The political establishments of the Western countries cannot confront the truth of what has happened. Hard decisions, in this case, are to be avoided. It is now unthinkable to devote resources to a new round of confrontations with Moscow. "And frankly speaking," said Kalashnikov. "The West is not so well equipped to react properly. In the case of the Germans, they nodded their heads and agreed with me. But what are they doing about it? Nothing. Here is Russia, pressing on the borders of NATO and supporting Hugo Chavez, and being victorious in Africa, and Europe is stuck with a crisis because millions of Muslims have immigrated here."

The Germans attempted to adopt politically correct attitudes toward Muslims.

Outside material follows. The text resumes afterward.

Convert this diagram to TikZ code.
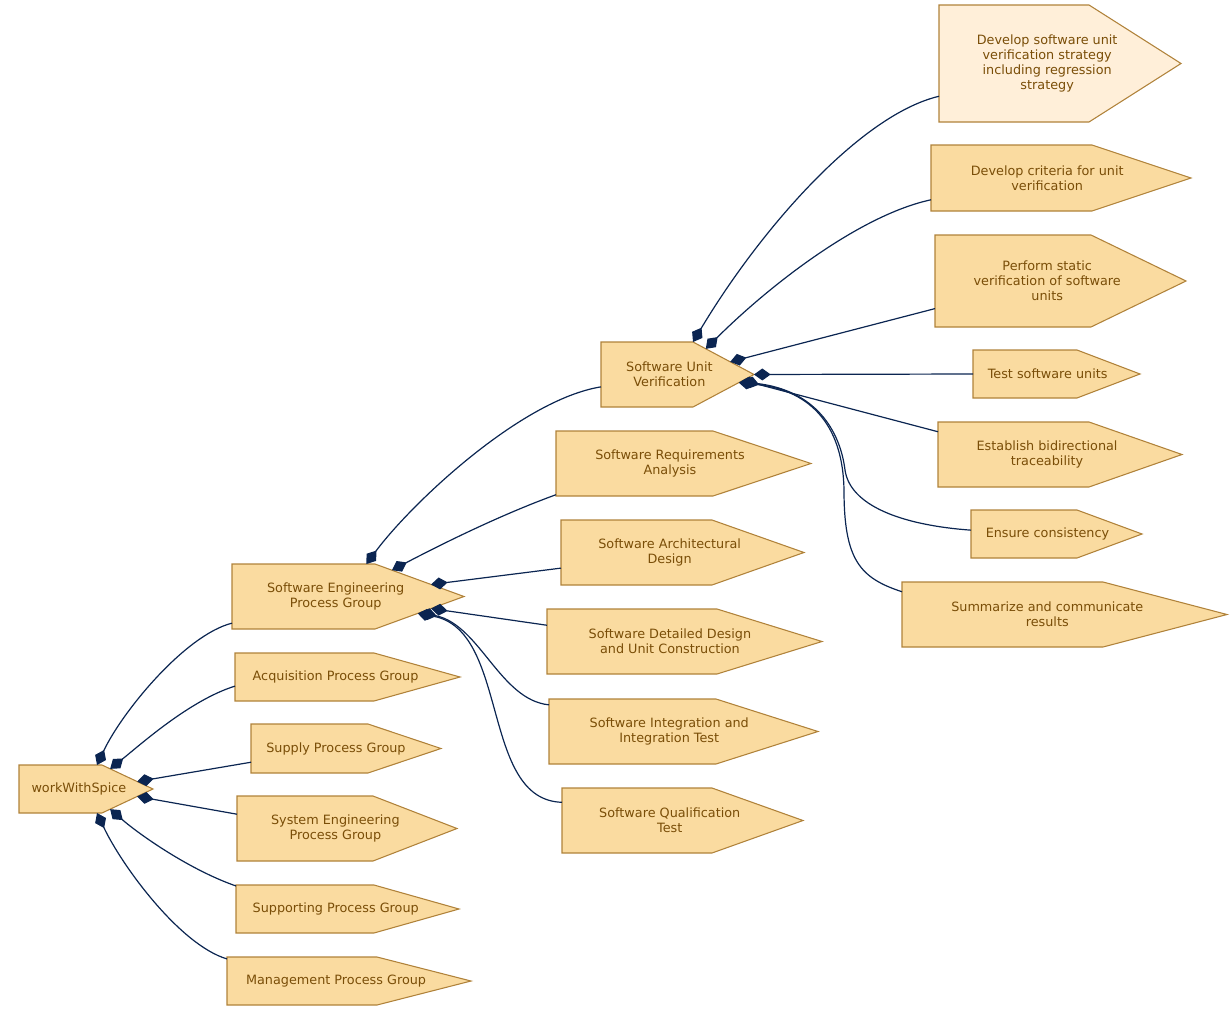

Now they see this is untenable, that they have a problem with so many Muslim immigrants in their midst. "The Germans are realizing they made a mistake and they cannot control the Muslim problem," says Kalashnikov. "So they expect a shift in politics, in culture, etc. So there is a huge complexity of problems that Western governments avoid to address, because they don't feel comfortable addressing them properly, let alone solving them. But the people in Moscow see this quite clearly."

One might say there are countries whose leaders look thirty years ahead, like we find in the Kremlin; and there are countries that wake up to find themselves fighting unwinnable wars and mired in hopeless domestic crises. "The Germans complained that the Russians are recruiting their people, extracting political information from them in a traditional way," Kalashnikov said with mild amusement. "They imagined the Russians had stopped doing this. But no, the Russians are still spying on Western leaders and attempting to study their political thinking. It is a systematic process of stealing confidential information from European leaders. And there is muted reaction from the Europeans."

NATO is disoriented, and must turn to Russia. At the same time, America and the dollar are growing weaker. There is a philosophy behind this process, says Kalashnikov. "Western intellectuals are still influenced by the idea of progress. That is basically wrong." The former KGB officer laughed at the idea that Russia would adopt Western values. "We are not about progress," he admitted. "Russians are happy already. The Russian elite ... would never admit that Western norms would ever be transferred to Russia.... So there is a huge barrier, of the kind which can never be removed. The West thinks they are at a higher stage than Russia; but that is the source of many mistakes.